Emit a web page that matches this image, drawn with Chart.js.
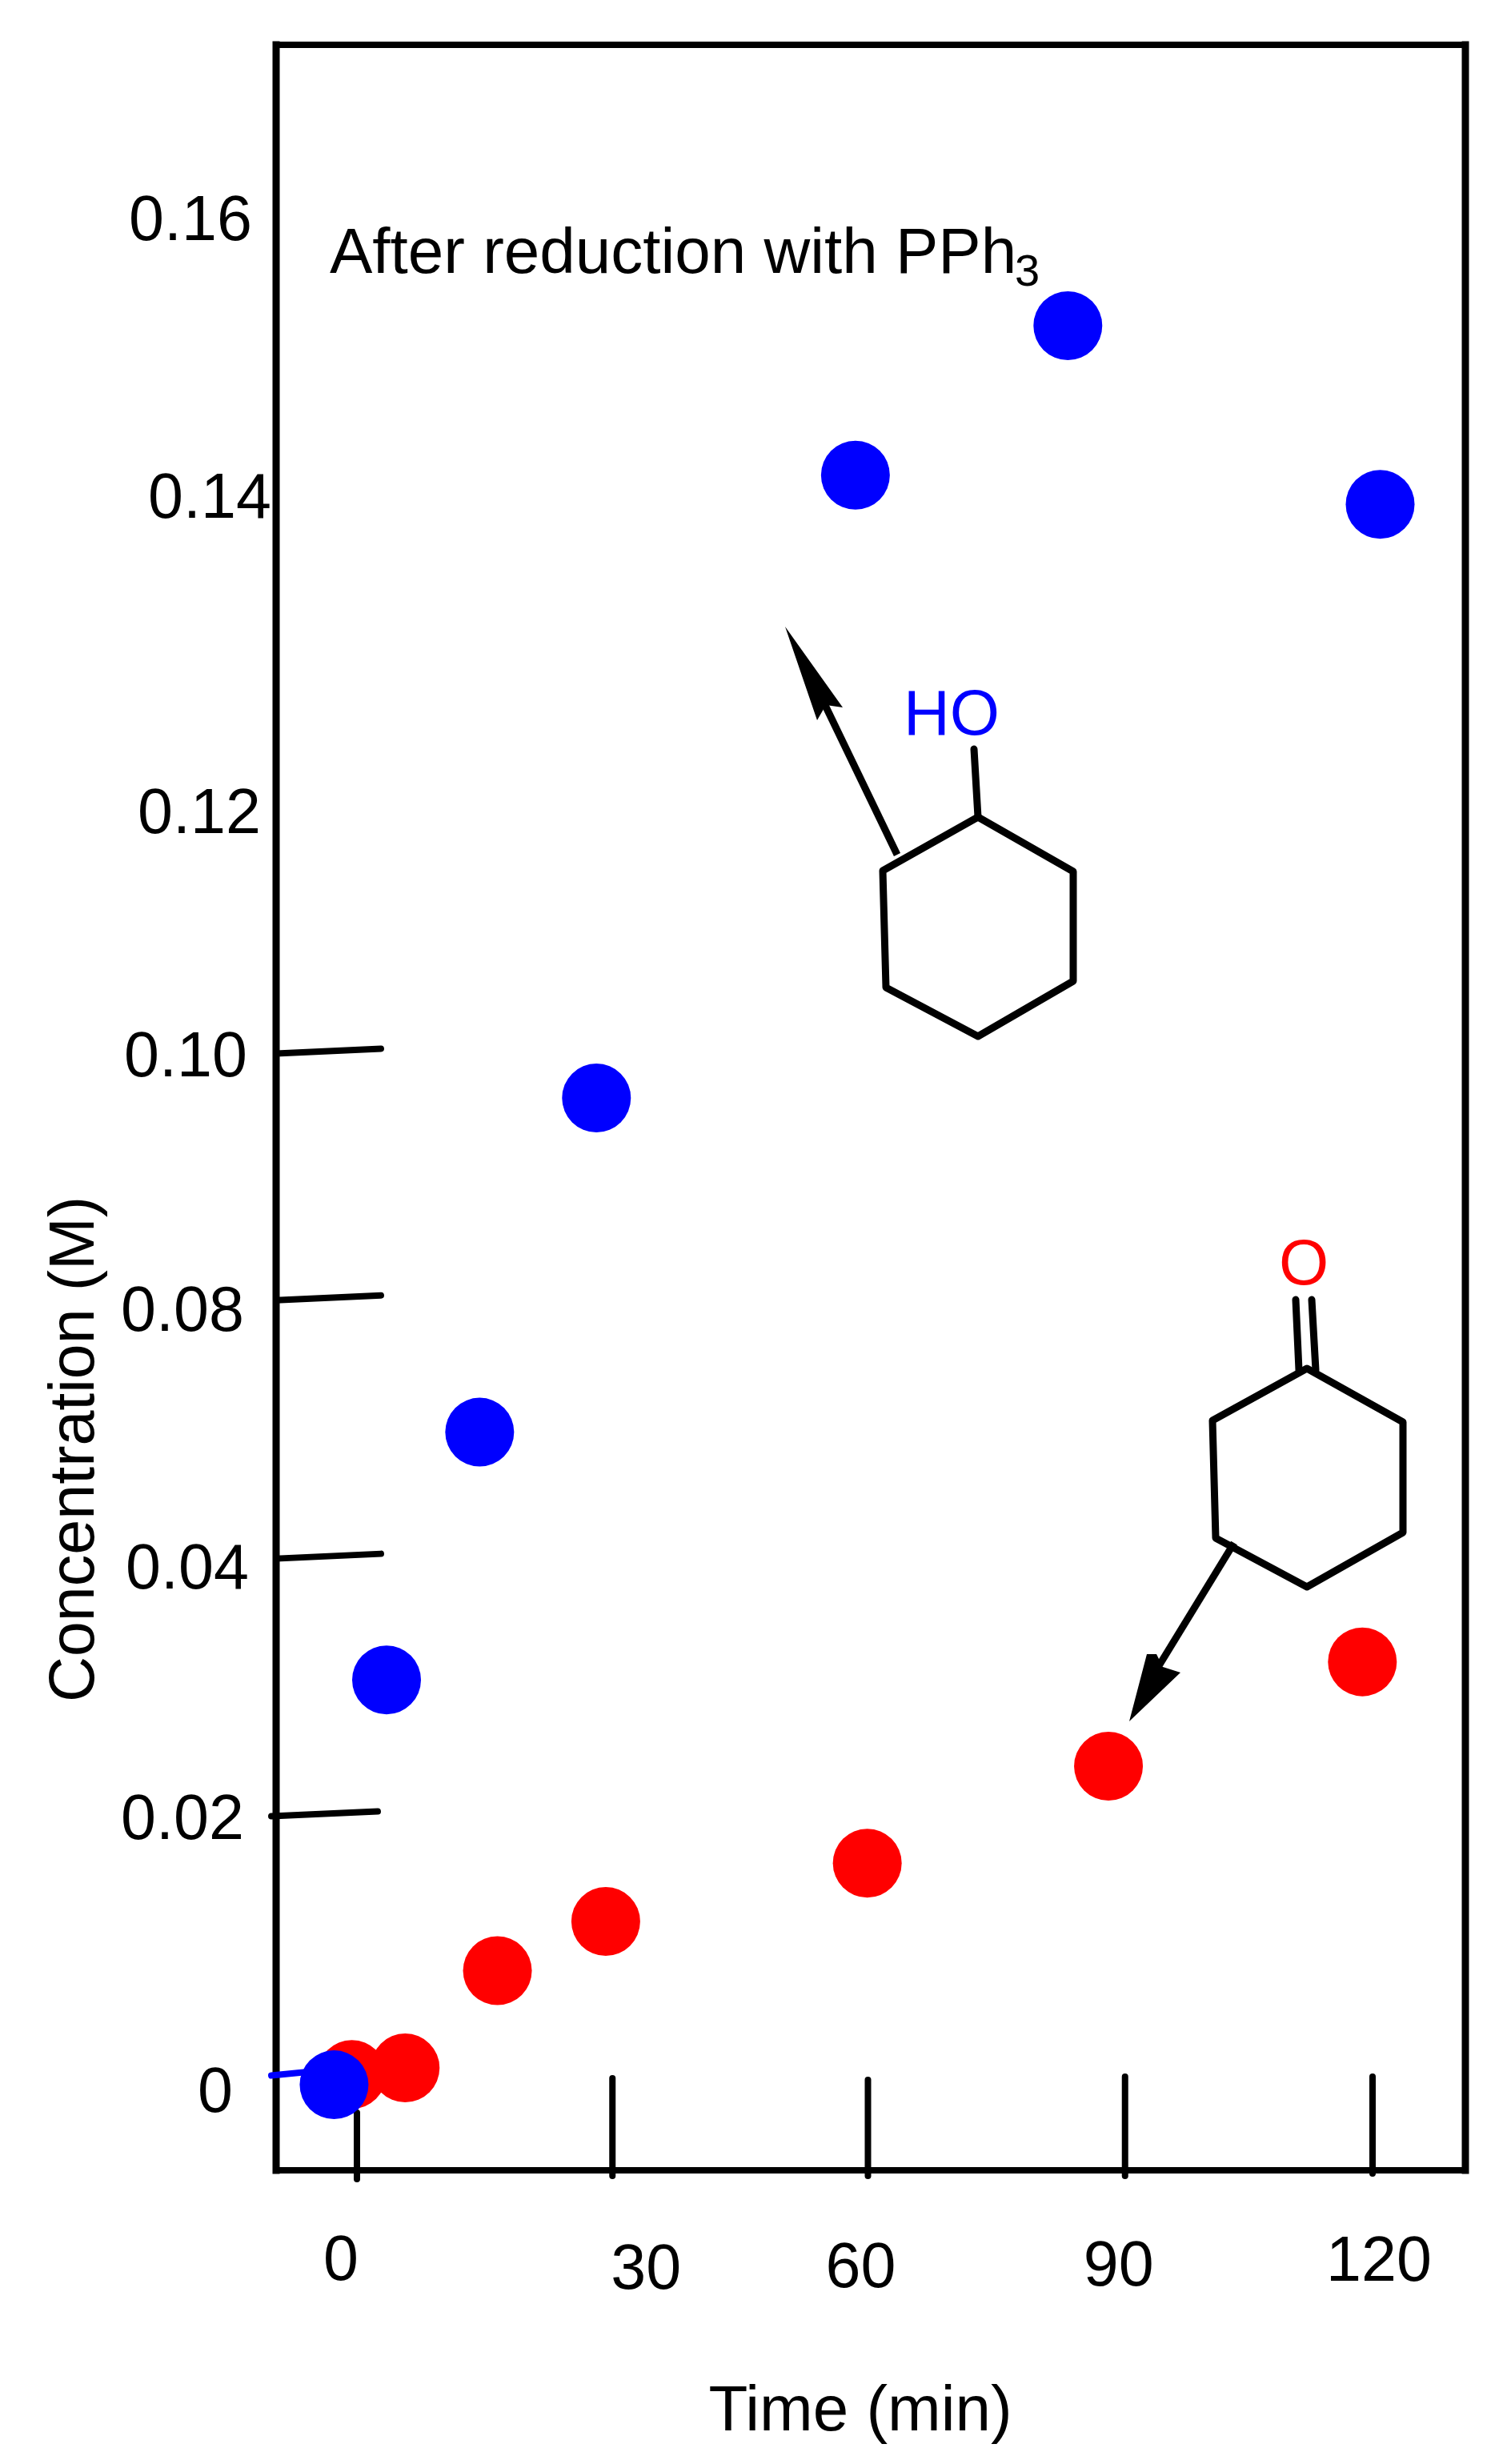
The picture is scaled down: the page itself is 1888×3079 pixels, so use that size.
<!DOCTYPE html>
<html>
<head>
<meta charset="utf-8">
<title>Concentration vs time</title>
<script src="https://cdn.jsdelivr.net/npm/chart.js@4/dist/chart.umd.js"></script>
<style>
    html, body { margin: 0; padding: 0; background: #fff; overflow: hidden; }
    canvas { display: block; }
</style>
</head>
<body>
<canvas id="graph" width="1888" height="3079"></canvas>
<script>
// values
const time_ol = [-2.7, 3.5, 14.5, 28.3, 58.9, 84.0, 120.9];
const conc_ol = [-0.0009, 0.0304, 0.0592, 0.0962, 0.1412, 0.152, 0.1392];
const time_one = [-0.6, 5.7, 16.6, 29.4, 60.3, 88.8, 118.8];
const conc_one = [-0.0001, 0.0004, 0.0079, 0.0117, 0.0162, 0.0237, 0.0318];

const x_ticks = [0, 30, 60, 90, 120];
const y_ticks = [0, 0.02, 0.04, 0.08, 0.10];
const y_labels = ['0', '0.02', '0.04', '0.08', '0.10', '0.12', '0.14', '0.16'];

// the printed axis is not even: 0.04 to 0.08 takes the same room as 0.02 to 0.04
const axis_values = [0, 0.02, 0.04, 0.08, 0.10, 0.12, 0.14, 0.16];
const axis_steps = [0, 1.006, 2.006, 3.009, 3.966, 4.916, 6.137, 7.211];

const FONT = '"Liberation Sans", Arial, sans-serif';
const BLUE = '#0000ff';
const RED = '#ff0000';

function value_to_step(v) {
    let i = 0;
    while (i < axis_values.length - 2 && v > axis_values[i + 1]) i++;
    let slope = (axis_steps[i + 1] - axis_steps[i]) / (axis_values[i + 1] - axis_values[i]);
    return axis_steps[i] + (v - axis_values[i]) * slope;
}

class PrintedScale extends Chart.LinearScale {
    getPixelForValue(value) {
        let low = value_to_step(this.min);
        let high = value_to_step(this.max);
        return this.getPixelForDecimal((value_to_step(value) - low) / (high - low));
    }
}
PrintedScale.id = 'printed';
PrintedScale.defaults = Chart.LinearScale.defaults;
Chart.register(PrintedScale);

function line(ctx, x1, y1, x2, y2, width, color, cap) {
    ctx.beginPath();
    ctx.moveTo(x1, y1);
    ctx.lineTo(x2, y2);
    ctx.lineWidth = width;
    ctx.strokeStyle = color || '#000';
    ctx.lineCap = cap || 'round';
    ctx.stroke();
}

function shape(ctx, pts, closed, fill) {
    ctx.beginPath();
    pts.forEach((p, i) => i ? ctx.lineTo(p[0], p[1]) : ctx.moveTo(p[0], p[1]));
    if (closed) ctx.closePath();
    if (fill) { ctx.fillStyle = '#000'; ctx.fill(); }
    else { ctx.lineWidth = 9; ctx.strokeStyle = '#000'; ctx.lineJoin = 'round'; ctx.stroke(); }
}

function text(ctx, str, x, y, size, color, align) {
    ctx.font = size + 'px ' + FONT;
    ctx.fillStyle = color || '#000';
    ctx.textAlign = align || 'center';
    ctx.textBaseline = 'alphabetic';
    ctx.fillText(str, x, y);
}

// frame and hand placed ticks, under the points
const frame_ticks = {
    id: 'frame_ticks',
    beforeDatasetsDraw(chart) {
        const ctx = chart.ctx;
        const { left, right, top, bottom } = chart.chartArea;
        const sx = chart.scales.x, sy = chart.scales.y;
        ctx.save();
        line(ctx, left, top, right, top, 8, '#000', 'square');
        line(ctx, left, top, left, bottom, 9, '#000', 'square');
        line(ctx, right, top, right, bottom, 9, '#000', 'square');
        line(ctx, left, bottom, right, bottom, 8, '#000', 'square');

        const tick_dx = [0, 2, 4, 8, 0];
        const tick_top = [2640, 2597, 2599, 2595, 2595];
        const tick_end = [2723, 2719, 2719, 2719, 2716];
        x_ticks.forEach((t, i) => {
            let x = sx.getPixelForValue(t) + tick_dx[i];
            line(ctx, x, tick_top[i], x, tick_end[i], 8);
        });

        const tick_from = [339, 339, 345, 345, 345];
        const tick_to = [400, 472, 476, 476, 476];
        y_ticks.forEach((t, i) => {
            let y = sy.getPixelForValue(t);
            line(ctx, tick_from[i], y + 3, tick_to[i], y - 3, 8, i == 0 ? BLUE : '#000');
        });
        ctx.restore();
    },
    afterDatasetsDraw(chart) {
        const ctx = chart.ctx;
        const sx = chart.scales.x, sy = chart.scales.y;
        ctx.save();

        // tick labels sit unevenly in the original
        const x_label_dx = [-20, 44, -5, 0, 8];
        const x_label_base = [2849, 2860, 2858, 2856, 2850];
        x_ticks.forEach((t, i) => {
            text(ctx, String(t), sx.getPixelForValue(t) + x_label_dx[i], x_label_base[i], 79);
        });
        const y_label_x = [269, 228, 234, 228, 232, 249, 262, 238];
        const y_label_dy = [48, 31, 40, 41, 31, 33, 33, 31];
        y_labels.forEach((t, i) => {
            text(ctx, t, y_label_x[i], sy.getPixelForValue(axis_values[i]) + y_label_dy[i], 79);
        });

        text(ctx, 'Time (min)', 1075, 3037, 80);
        ctx.save();
        ctx.translate(117, 1811);
        ctx.rotate(-Math.PI / 2);
        text(ctx, 'Concentration (M)', 0, 0, 79);
        ctx.restore();

        text(ctx, 'After reduction with PPh', 412, 341, 80, '#000', 'left');
        text(ctx, '3', 1268, 357, 56, '#000', 'left');

        // cyclohexanol and its arrow
        shape(ctx, [[1222, 1021], [1341, 1089], [1341, 1226], [1222, 1295], [1107, 1234], [1103, 1088]], true);
        line(ctx, 1222, 1021, 1217, 936, 9);
        line(ctx, 1121, 1068, 1028, 875, 9, '#000', 'butt');
        shape(ctx, [[981, 783], [1053, 884], [1032, 881], [1021, 900]], true, true);
        text(ctx, 'HO', 1189, 918, 80, BLUE);

        // cyclohexanone and its arrow
        shape(ctx, [[1633, 1710], [1753, 1777], [1753, 1915], [1633, 1983], [1519, 1922], [1515, 1775]], true);
        line(ctx, 1619, 1624, 1623, 1712, 9);
        line(ctx, 1639, 1624, 1644, 1712, 9);
        line(ctx, 1542, 1928, 1449, 2080, 9, '#000', 'butt');
        shape(ctx, [[1411, 2151], [1433, 2067], [1445, 2067], [1453, 2083], [1475, 2090]], true, true);
        text(ctx, 'O', 1629, 1605, 80, RED);
        ctx.restore();
    }
};

window.onload = () => {
    new Chart('graph', {
        type: 'scatter',
        data: {
            datasets: [
                {
                    label: 'Cyclohexanol',
                    data: time_ol.map((t, i) => ({ x: t, y: conc_ol[i] })),
                    backgroundColor: BLUE
                },
                {
                    label: 'Cyclohexanone',
                    data: time_one.map((t, i) => ({ x: t, y: conc_one[i] })),
                    backgroundColor: RED
                }
            ]
        },
        options: {
            responsive: false,
            animation: false,
            layout: { padding: { left: 345, right: 57, top: 56, bottom: 367 } },
            elements: { point: { radius: 43, borderWidth: 0, hoverRadius: 43 } },
            plugins: { legend: { display: false }, tooltip: { enabled: false } },
            scales: {
                x: { type: 'linear', display: false, min: -9.55, max: 130.97 },
                y: { type: 'printed', display: false, min: -0.0075, max: 0.1723 }
            }
        },
        plugins: [frame_ticks]
    });
};
</script>
</body>
</html>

★ ★ ★ ★

— WHAT YOU WILL DO —
Write out the listing above exactly as it stands, pictures excluded.

— COMPLETE ANSWER —
Emit a web page that matches this image, drawn with Chart.js.
The picture is scaled down: the page itself is 1888×3079 pixels, so use that size.
<!DOCTYPE html>
<html>
<head>
<meta charset="utf-8">
<title>Concentration vs time</title>
<script src="https://cdn.jsdelivr.net/npm/chart.js@4/dist/chart.umd.js"></script>
<style>
    html, body { margin: 0; padding: 0; background: #fff; overflow: hidden; }
    canvas { display: block; }
</style>
</head>
<body>
<canvas id="graph" width="1888" height="3079"></canvas>
<script>
// values
const time_ol = [-2.7, 3.5, 14.5, 28.3, 58.9, 84.0, 120.9];
const conc_ol = [-0.0009, 0.0304, 0.0592, 0.0962, 0.1412, 0.152, 0.1392];
const time_one = [-0.6, 5.7, 16.6, 29.4, 60.3, 88.8, 118.8];
const conc_one = [-0.0001, 0.0004, 0.0079, 0.0117, 0.0162, 0.0237, 0.0318];

const x_ticks = [0, 30, 60, 90, 120];
const y_ticks = [0, 0.02, 0.04, 0.08, 0.10];
const y_labels = ['0', '0.02', '0.04', '0.08', '0.10', '0.12', '0.14', '0.16'];

// the printed axis is not even: 0.04 to 0.08 takes the same room as 0.02 to 0.04
const axis_values = [0, 0.02, 0.04, 0.08, 0.10, 0.12, 0.14, 0.16];
const axis_steps = [0, 1.006, 2.006, 3.009, 3.966, 4.916, 6.137, 7.211];

const FONT = '"Liberation Sans", Arial, sans-serif';
const BLUE = '#0000ff';
const RED = '#ff0000';

function value_to_step(v) {
    let i = 0;
    while (i < axis_values.length - 2 && v > axis_values[i + 1]) i++;
    let slope = (axis_steps[i + 1] - axis_steps[i]) / (axis_values[i + 1] - axis_values[i]);
    return axis_steps[i] + (v - axis_values[i]) * slope;
}

class PrintedScale extends Chart.LinearScale {
    getPixelForValue(value) {
        let low = value_to_step(this.min);
        let high = value_to_step(this.max);
        return this.getPixelForDecimal((value_to_step(value) - low) / (high - low));
    }
}
PrintedScale.id = 'printed';
PrintedScale.defaults = Chart.LinearScale.defaults;
Chart.register(PrintedScale);

function line(ctx, x1, y1, x2, y2, width, color, cap) {
    ctx.beginPath();
    ctx.moveTo(x1, y1);
    ctx.lineTo(x2, y2);
    ctx.lineWidth = width;
    ctx.strokeStyle = color || '#000';
    ctx.lineCap = cap || 'round';
    ctx.stroke();
}

function shape(ctx, pts, closed, fill) {
    ctx.beginPath();
    pts.forEach((p, i) => i ? ctx.lineTo(p[0], p[1]) : ctx.moveTo(p[0], p[1]));
    if (closed) ctx.closePath();
    if (fill) { ctx.fillStyle = '#000'; ctx.fill(); }
    else { ctx.lineWidth = 9; ctx.strokeStyle = '#000'; ctx.lineJoin = 'round'; ctx.stroke(); }
}

function text(ctx, str, x, y, size, color, align) {
    ctx.font = size + 'px ' + FONT;
    ctx.fillStyle = color || '#000';
    ctx.textAlign = align || 'center';
    ctx.textBaseline = 'alphabetic';
    ctx.fillText(str, x, y);
}

// frame and hand placed ticks, under the points
const frame_ticks = {
    id: 'frame_ticks',
    beforeDatasetsDraw(chart) {
        const ctx = chart.ctx;
        const { left, right, top, bottom } = chart.chartArea;
        const sx = chart.scales.x, sy = chart.scales.y;
        ctx.save();
        line(ctx, left, top, right, top, 8, '#000', 'square');
        line(ctx, left, top, left, bottom, 9, '#000', 'square');
        line(ctx, right, top, right, bottom, 9, '#000', 'square');
        line(ctx, left, bottom, right, bottom, 8, '#000', 'square');

        const tick_dx = [0, 2, 4, 8, 0];
        const tick_top = [2640, 2597, 2599, 2595, 2595];
        const tick_end = [2723, 2719, 2719, 2719, 2716];
        x_ticks.forEach((t, i) => {
            let x = sx.getPixelForValue(t) + tick_dx[i];
            line(ctx, x, tick_top[i], x, tick_end[i], 8);
        });

        const tick_from = [339, 339, 345, 345, 345];
        const tick_to = [400, 472, 476, 476, 476];
        y_ticks.forEach((t, i) => {
            let y = sy.getPixelForValue(t);
            line(ctx, tick_from[i], y + 3, tick_to[i], y - 3, 8, i == 0 ? BLUE : '#000');
        });
        ctx.restore();
    },
    afterDatasetsDraw(chart) {
        const ctx = chart.ctx;
        const sx = chart.scales.x, sy = chart.scales.y;
        ctx.save();

        // tick labels sit unevenly in the original
        const x_label_dx = [-20, 44, -5, 0, 8];
        const x_label_base = [2849, 2860, 2858, 2856, 2850];
        x_ticks.forEach((t, i) => {
            text(ctx, String(t), sx.getPixelForValue(t) + x_label_dx[i], x_label_base[i], 79);
        });
        const y_label_x = [269, 228, 234, 228, 232, 249, 262, 238];
        const y_label_dy = [48, 31, 40, 41, 31, 33, 33, 31];
        y_labels.forEach((t, i) => {
            text(ctx, t, y_label_x[i], sy.getPixelForValue(axis_values[i]) + y_label_dy[i], 79);
        });

        text(ctx, 'Time (min)', 1075, 3037, 80);
        ctx.save();
        ctx.translate(117, 1811);
        ctx.rotate(-Math.PI / 2);
        text(ctx, 'Concentration (M)', 0, 0, 79);
        ctx.restore();

        text(ctx, 'After reduction with PPh', 412, 341, 80, '#000', 'left');
        text(ctx, '3', 1268, 357, 56, '#000', 'left');

        // cyclohexanol and its arrow
        shape(ctx, [[1222, 1021], [1341, 1089], [1341, 1226], [1222, 1295], [1107, 1234], [1103, 1088]], true);
        line(ctx, 1222, 1021, 1217, 936, 9);
        line(ctx, 1121, 1068, 1028, 875, 9, '#000', 'butt');
        shape(ctx, [[981, 783], [1053, 884], [1032, 881], [1021, 900]], true, true);
        text(ctx, 'HO', 1189, 918, 80, BLUE);

        // cyclohexanone and its arrow
        shape(ctx, [[1633, 1710], [1753, 1777], [1753, 1915], [1633, 1983], [1519, 1922], [1515, 1775]], true);
        line(ctx, 1619, 1624, 1623, 1712, 9);
        line(ctx, 1639, 1624, 1644, 1712, 9);
        line(ctx, 1542, 1928, 1449, 2080, 9, '#000', 'butt');
        shape(ctx, [[1411, 2151], [1433, 2067], [1445, 2067], [1453, 2083], [1475, 2090]], true, true);
        text(ctx, 'O', 1629, 1605, 80, RED);
        ctx.restore();
    }
};

window.onload = () => {
    new Chart('graph', {
        type: 'scatter',
        data: {
            datasets: [
                {
                    label: 'Cyclohexanol',
                    data: time_ol.map((t, i) => ({ x: t, y: conc_ol[i] })),
                    backgroundColor: BLUE
                },
                {
                    label: 'Cyclohexanone',
                    data: time_one.map((t, i) => ({ x: t, y: conc_one[i] })),
                    backgroundColor: RED
                }
            ]
        },
        options: {
            responsive: false,
            animation: false,
            layout: { padding: { left: 345, right: 57, top: 56, bottom: 367 } },
            elements: { point: { radius: 43, borderWidth: 0, hoverRadius: 43 } },
            plugins: { legend: { display: false }, tooltip: { enabled: false } },
            scales: {
                x: { type: 'linear', display: false, min: -9.55, max: 130.97 },
                y: { type: 'printed', display: false, min: -0.0075, max: 0.1723 }
            }
        },
        plugins: [frame_ticks]
    });
};
</script>
</body>
</html>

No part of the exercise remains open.